UPDATE: Alexander Mercouris has produced an article on the Doing Business rankings that basically confirms the points made here but with more in the way of personal experience.
If Russia’s rapid rise in the World Bank’s ease of doing business rankings tells us that – for all its problems – Russia cannot be the corrupt kleptocratic oligarchy of Western fantasy, it also tells us two other things.
The first is – as I said at the beginning of this article – that the demand for more and more “reforms” simply ignores the fact that reforms are in fact being carried out.
Anyone who reads through the World Bank’s annual surveys will see that they are all about “reforms”. It is precisely because Russia is carrying out “reforms” that its ranking is rising so fast.
To be clear, modernising the court system, introducing a new bankruptcy law, simplifying procedures for connecting to the electricity supply, and passing laws on registering property and on administering bankruptcy, are reforms.
They may lack the drama of breaking up Gazprom, but academic research, historical experience and the World Bank all say the same thing: it is these sort of unexciting reforms that in the end are the ones that make a difference and which produce results.
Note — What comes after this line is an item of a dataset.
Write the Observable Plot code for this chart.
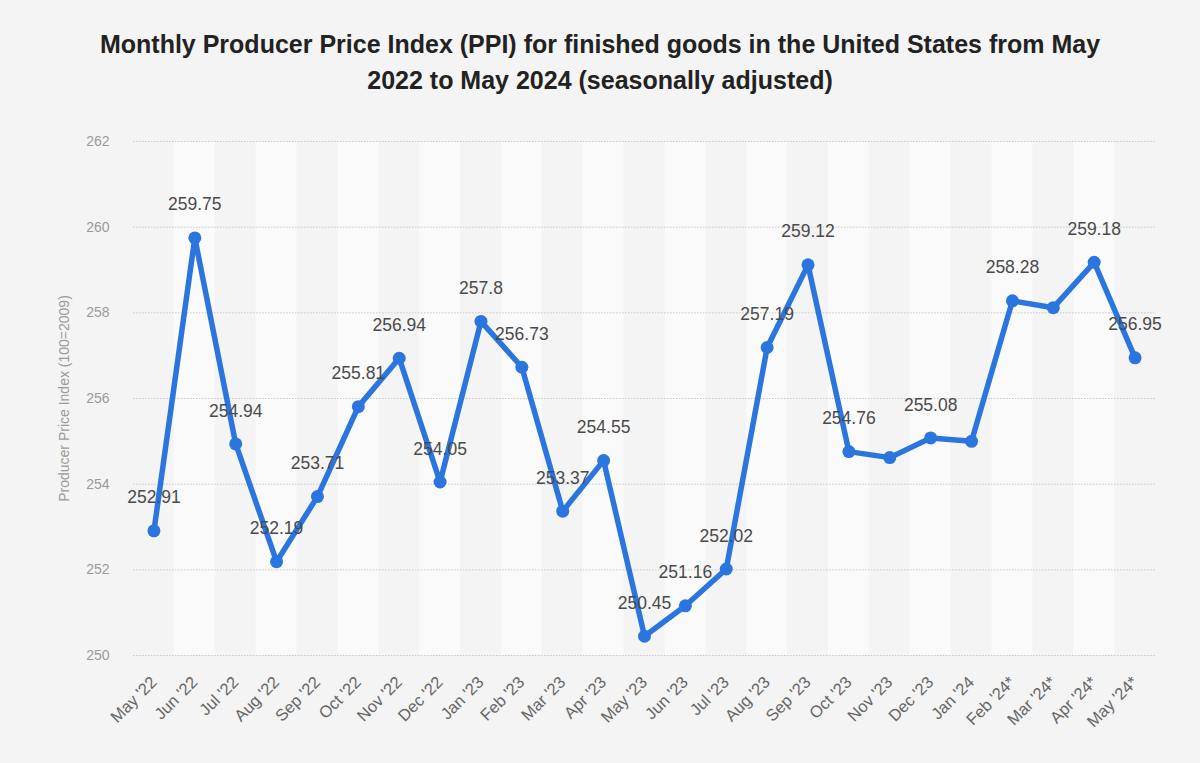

In other words Russia is reforming, and it is doing so successfully, in a methodical and purposeful way.
The second point is that if one looks at what sort of countries now outrank Russia in the survey, it turns out that they are – broadly speaking – the three Asian industrial giants: Japan, Taiwan and South Korea, the two Asian city states of Hong Kong and Singapore, and the traditional and well established industrialised societies of the West: the US, the three rich countries of the British commonwealth (Canada, Australia and New Zealand) and most (though not all) the states of the EU – in sum what was once called “the first world”.
If one removes the one indicator where Russia scores especially badly, Trading Across Borders – for which there are special reasons (see above) – Russia becomes even more clearly aligned with these “first world” countries rather than with those countries that make up what used to be called “the third world”.
The Russian government’s target is to achieve 20th place in the World Bank’s ease of doing business survey by 2018. That may be too optimistic, though it is worth pointing out that the target for this year was 50th, which Russia only missed by one place.